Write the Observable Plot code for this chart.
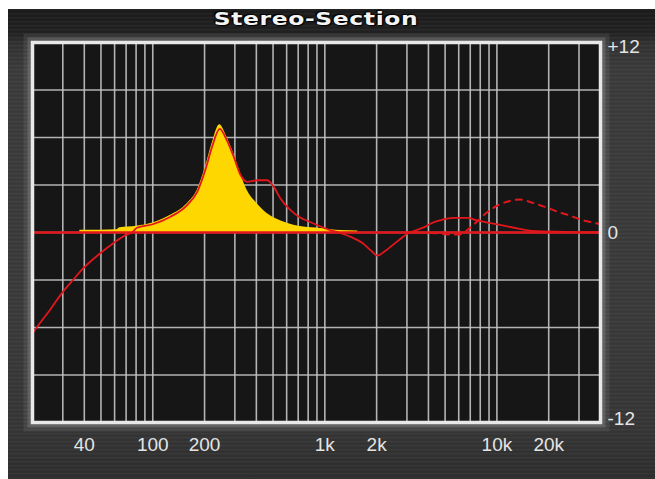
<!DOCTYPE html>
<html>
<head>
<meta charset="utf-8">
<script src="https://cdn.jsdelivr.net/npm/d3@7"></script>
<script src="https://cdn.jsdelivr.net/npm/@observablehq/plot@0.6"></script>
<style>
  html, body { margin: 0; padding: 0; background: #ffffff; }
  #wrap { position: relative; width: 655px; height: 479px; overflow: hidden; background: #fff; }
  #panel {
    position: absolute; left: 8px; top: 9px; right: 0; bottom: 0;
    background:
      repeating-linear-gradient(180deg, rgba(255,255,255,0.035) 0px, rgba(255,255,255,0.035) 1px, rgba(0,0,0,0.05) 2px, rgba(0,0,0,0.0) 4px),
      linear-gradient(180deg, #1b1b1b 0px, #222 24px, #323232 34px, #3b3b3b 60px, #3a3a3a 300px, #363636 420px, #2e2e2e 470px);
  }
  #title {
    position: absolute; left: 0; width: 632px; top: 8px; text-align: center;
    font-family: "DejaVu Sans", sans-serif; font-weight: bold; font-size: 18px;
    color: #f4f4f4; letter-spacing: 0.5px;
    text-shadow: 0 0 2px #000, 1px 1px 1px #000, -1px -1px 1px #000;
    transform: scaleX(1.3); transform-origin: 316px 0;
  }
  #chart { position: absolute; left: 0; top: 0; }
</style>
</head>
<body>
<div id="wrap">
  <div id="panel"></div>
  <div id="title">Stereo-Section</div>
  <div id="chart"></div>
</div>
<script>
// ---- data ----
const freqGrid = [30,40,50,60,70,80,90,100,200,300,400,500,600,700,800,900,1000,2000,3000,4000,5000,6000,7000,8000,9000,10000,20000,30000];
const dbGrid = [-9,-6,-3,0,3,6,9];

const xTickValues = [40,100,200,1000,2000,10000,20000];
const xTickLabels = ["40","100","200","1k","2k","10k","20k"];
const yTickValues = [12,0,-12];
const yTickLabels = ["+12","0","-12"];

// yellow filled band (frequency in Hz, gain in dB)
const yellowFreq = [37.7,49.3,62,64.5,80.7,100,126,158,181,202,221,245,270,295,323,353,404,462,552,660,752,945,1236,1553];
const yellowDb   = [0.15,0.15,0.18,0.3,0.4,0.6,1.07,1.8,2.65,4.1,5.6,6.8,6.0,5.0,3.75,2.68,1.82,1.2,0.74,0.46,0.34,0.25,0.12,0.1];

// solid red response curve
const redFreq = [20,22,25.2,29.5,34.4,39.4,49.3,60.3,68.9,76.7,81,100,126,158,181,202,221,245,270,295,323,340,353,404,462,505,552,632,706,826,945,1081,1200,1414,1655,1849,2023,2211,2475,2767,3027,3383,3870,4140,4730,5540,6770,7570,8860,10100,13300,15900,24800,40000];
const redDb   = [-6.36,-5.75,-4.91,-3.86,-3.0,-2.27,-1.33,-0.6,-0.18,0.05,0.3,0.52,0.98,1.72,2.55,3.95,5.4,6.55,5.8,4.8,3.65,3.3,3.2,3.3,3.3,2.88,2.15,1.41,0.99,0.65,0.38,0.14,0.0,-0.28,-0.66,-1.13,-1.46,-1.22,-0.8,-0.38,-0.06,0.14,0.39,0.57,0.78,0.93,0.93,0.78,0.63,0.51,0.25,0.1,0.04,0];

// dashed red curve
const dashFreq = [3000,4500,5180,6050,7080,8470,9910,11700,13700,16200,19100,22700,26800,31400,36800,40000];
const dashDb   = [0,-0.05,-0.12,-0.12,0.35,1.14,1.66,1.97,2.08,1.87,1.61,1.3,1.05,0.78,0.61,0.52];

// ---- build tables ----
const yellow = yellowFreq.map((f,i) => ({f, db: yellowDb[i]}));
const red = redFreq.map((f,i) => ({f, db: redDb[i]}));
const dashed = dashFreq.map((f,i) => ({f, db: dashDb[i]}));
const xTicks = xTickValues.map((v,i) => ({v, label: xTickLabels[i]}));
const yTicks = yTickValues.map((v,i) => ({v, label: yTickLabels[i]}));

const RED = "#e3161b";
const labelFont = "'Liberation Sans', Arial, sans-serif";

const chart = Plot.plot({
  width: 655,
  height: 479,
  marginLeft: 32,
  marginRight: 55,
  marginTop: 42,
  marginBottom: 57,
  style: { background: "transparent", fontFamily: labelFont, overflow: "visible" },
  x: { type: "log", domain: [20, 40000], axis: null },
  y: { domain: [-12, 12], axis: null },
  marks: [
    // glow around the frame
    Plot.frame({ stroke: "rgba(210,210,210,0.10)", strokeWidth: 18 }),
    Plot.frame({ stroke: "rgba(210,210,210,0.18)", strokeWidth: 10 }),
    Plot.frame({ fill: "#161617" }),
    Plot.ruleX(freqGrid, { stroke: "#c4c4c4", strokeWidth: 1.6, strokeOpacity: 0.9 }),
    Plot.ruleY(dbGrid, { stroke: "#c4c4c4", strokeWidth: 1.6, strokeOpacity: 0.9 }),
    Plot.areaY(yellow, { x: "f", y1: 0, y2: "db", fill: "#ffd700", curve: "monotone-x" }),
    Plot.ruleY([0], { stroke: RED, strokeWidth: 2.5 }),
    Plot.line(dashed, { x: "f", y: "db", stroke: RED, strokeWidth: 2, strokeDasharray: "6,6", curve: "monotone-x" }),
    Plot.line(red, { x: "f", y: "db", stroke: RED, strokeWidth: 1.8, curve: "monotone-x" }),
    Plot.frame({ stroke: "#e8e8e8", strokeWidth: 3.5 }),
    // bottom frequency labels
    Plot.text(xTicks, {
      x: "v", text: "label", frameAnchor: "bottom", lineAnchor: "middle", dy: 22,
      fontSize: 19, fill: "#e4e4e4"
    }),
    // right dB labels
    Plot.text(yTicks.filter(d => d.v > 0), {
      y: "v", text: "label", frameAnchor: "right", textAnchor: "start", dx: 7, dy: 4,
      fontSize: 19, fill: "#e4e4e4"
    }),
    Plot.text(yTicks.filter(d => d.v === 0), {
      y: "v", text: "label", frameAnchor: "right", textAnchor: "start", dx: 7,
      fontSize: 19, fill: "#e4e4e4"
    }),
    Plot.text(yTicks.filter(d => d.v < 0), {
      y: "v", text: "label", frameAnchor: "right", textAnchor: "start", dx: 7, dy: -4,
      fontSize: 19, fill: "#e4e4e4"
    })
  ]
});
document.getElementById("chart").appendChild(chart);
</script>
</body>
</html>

★ ★ ★ ★ ★

Exercise requirements: Go through the listing above and write it out again exactly, dropping the pictures.

Finished task:
Write the Observable Plot code for this chart.
<!DOCTYPE html>
<html>
<head>
<meta charset="utf-8">
<script src="https://cdn.jsdelivr.net/npm/d3@7"></script>
<script src="https://cdn.jsdelivr.net/npm/@observablehq/plot@0.6"></script>
<style>
  html, body { margin: 0; padding: 0; background: #ffffff; }
  #wrap { position: relative; width: 655px; height: 479px; overflow: hidden; background: #fff; }
  #panel {
    position: absolute; left: 8px; top: 9px; right: 0; bottom: 0;
    background:
      repeating-linear-gradient(180deg, rgba(255,255,255,0.035) 0px, rgba(255,255,255,0.035) 1px, rgba(0,0,0,0.05) 2px, rgba(0,0,0,0.0) 4px),
      linear-gradient(180deg, #1b1b1b 0px, #222 24px, #323232 34px, #3b3b3b 60px, #3a3a3a 300px, #363636 420px, #2e2e2e 470px);
  }
  #title {
    position: absolute; left: 0; width: 632px; top: 8px; text-align: center;
    font-family: "DejaVu Sans", sans-serif; font-weight: bold; font-size: 18px;
    color: #f4f4f4; letter-spacing: 0.5px;
    text-shadow: 0 0 2px #000, 1px 1px 1px #000, -1px -1px 1px #000;
    transform: scaleX(1.3); transform-origin: 316px 0;
  }
  #chart { position: absolute; left: 0; top: 0; }
</style>
</head>
<body>
<div id="wrap">
  <div id="panel"></div>
  <div id="title">Stereo-Section</div>
  <div id="chart"></div>
</div>
<script>
// ---- data ----
const freqGrid = [30,40,50,60,70,80,90,100,200,300,400,500,600,700,800,900,1000,2000,3000,4000,5000,6000,7000,8000,9000,10000,20000,30000];
const dbGrid = [-9,-6,-3,0,3,6,9];

const xTickValues = [40,100,200,1000,2000,10000,20000];
const xTickLabels = ["40","100","200","1k","2k","10k","20k"];
const yTickValues = [12,0,-12];
const yTickLabels = ["+12","0","-12"];

// yellow filled band (frequency in Hz, gain in dB)
const yellowFreq = [37.7,49.3,62,64.5,80.7,100,126,158,181,202,221,245,270,295,323,353,404,462,552,660,752,945,1236,1553];
const yellowDb   = [0.15,0.15,0.18,0.3,0.4,0.6,1.07,1.8,2.65,4.1,5.6,6.8,6.0,5.0,3.75,2.68,1.82,1.2,0.74,0.46,0.34,0.25,0.12,0.1];

// solid red response curve
const redFreq = [20,22,25.2,29.5,34.4,39.4,49.3,60.3,68.9,76.7,81,100,126,158,181,202,221,245,270,295,323,340,353,404,462,505,552,632,706,826,945,1081,1200,1414,1655,1849,2023,2211,2475,2767,3027,3383,3870,4140,4730,5540,6770,7570,8860,10100,13300,15900,24800,40000];
const redDb   = [-6.36,-5.75,-4.91,-3.86,-3.0,-2.27,-1.33,-0.6,-0.18,0.05,0.3,0.52,0.98,1.72,2.55,3.95,5.4,6.55,5.8,4.8,3.65,3.3,3.2,3.3,3.3,2.88,2.15,1.41,0.99,0.65,0.38,0.14,0.0,-0.28,-0.66,-1.13,-1.46,-1.22,-0.8,-0.38,-0.06,0.14,0.39,0.57,0.78,0.93,0.93,0.78,0.63,0.51,0.25,0.1,0.04,0];

// dashed red curve
const dashFreq = [3000,4500,5180,6050,7080,8470,9910,11700,13700,16200,19100,22700,26800,31400,36800,40000];
const dashDb   = [0,-0.05,-0.12,-0.12,0.35,1.14,1.66,1.97,2.08,1.87,1.61,1.3,1.05,0.78,0.61,0.52];

// ---- build tables ----
const yellow = yellowFreq.map((f,i) => ({f, db: yellowDb[i]}));
const red = redFreq.map((f,i) => ({f, db: redDb[i]}));
const dashed = dashFreq.map((f,i) => ({f, db: dashDb[i]}));
const xTicks = xTickValues.map((v,i) => ({v, label: xTickLabels[i]}));
const yTicks = yTickValues.map((v,i) => ({v, label: yTickLabels[i]}));

const RED = "#e3161b";
const labelFont = "'Liberation Sans', Arial, sans-serif";

const chart = Plot.plot({
  width: 655,
  height: 479,
  marginLeft: 32,
  marginRight: 55,
  marginTop: 42,
  marginBottom: 57,
  style: { background: "transparent", fontFamily: labelFont, overflow: "visible" },
  x: { type: "log", domain: [20, 40000], axis: null },
  y: { domain: [-12, 12], axis: null },
  marks: [
    // glow around the frame
    Plot.frame({ stroke: "rgba(210,210,210,0.10)", strokeWidth: 18 }),
    Plot.frame({ stroke: "rgba(210,210,210,0.18)", strokeWidth: 10 }),
    Plot.frame({ fill: "#161617" }),
    Plot.ruleX(freqGrid, { stroke: "#c4c4c4", strokeWidth: 1.6, strokeOpacity: 0.9 }),
    Plot.ruleY(dbGrid, { stroke: "#c4c4c4", strokeWidth: 1.6, strokeOpacity: 0.9 }),
    Plot.areaY(yellow, { x: "f", y1: 0, y2: "db", fill: "#ffd700", curve: "monotone-x" }),
    Plot.ruleY([0], { stroke: RED, strokeWidth: 2.5 }),
    Plot.line(dashed, { x: "f", y: "db", stroke: RED, strokeWidth: 2, strokeDasharray: "6,6", curve: "monotone-x" }),
    Plot.line(red, { x: "f", y: "db", stroke: RED, strokeWidth: 1.8, curve: "monotone-x" }),
    Plot.frame({ stroke: "#e8e8e8", strokeWidth: 3.5 }),
    // bottom frequency labels
    Plot.text(xTicks, {
      x: "v", text: "label", frameAnchor: "bottom", lineAnchor: "middle", dy: 22,
      fontSize: 19, fill: "#e4e4e4"
    }),
    // right dB labels
    Plot.text(yTicks.filter(d => d.v > 0), {
      y: "v", text: "label", frameAnchor: "right", textAnchor: "start", dx: 7, dy: 4,
      fontSize: 19, fill: "#e4e4e4"
    }),
    Plot.text(yTicks.filter(d => d.v === 0), {
      y: "v", text: "label", frameAnchor: "right", textAnchor: "start", dx: 7,
      fontSize: 19, fill: "#e4e4e4"
    }),
    Plot.text(yTicks.filter(d => d.v < 0), {
      y: "v", text: "label", frameAnchor: "right", textAnchor: "start", dx: 7, dy: -4,
      fontSize: 19, fill: "#e4e4e4"
    })
  ]
});
document.getElementById("chart").appendChild(chart);
</script>
</body>
</html>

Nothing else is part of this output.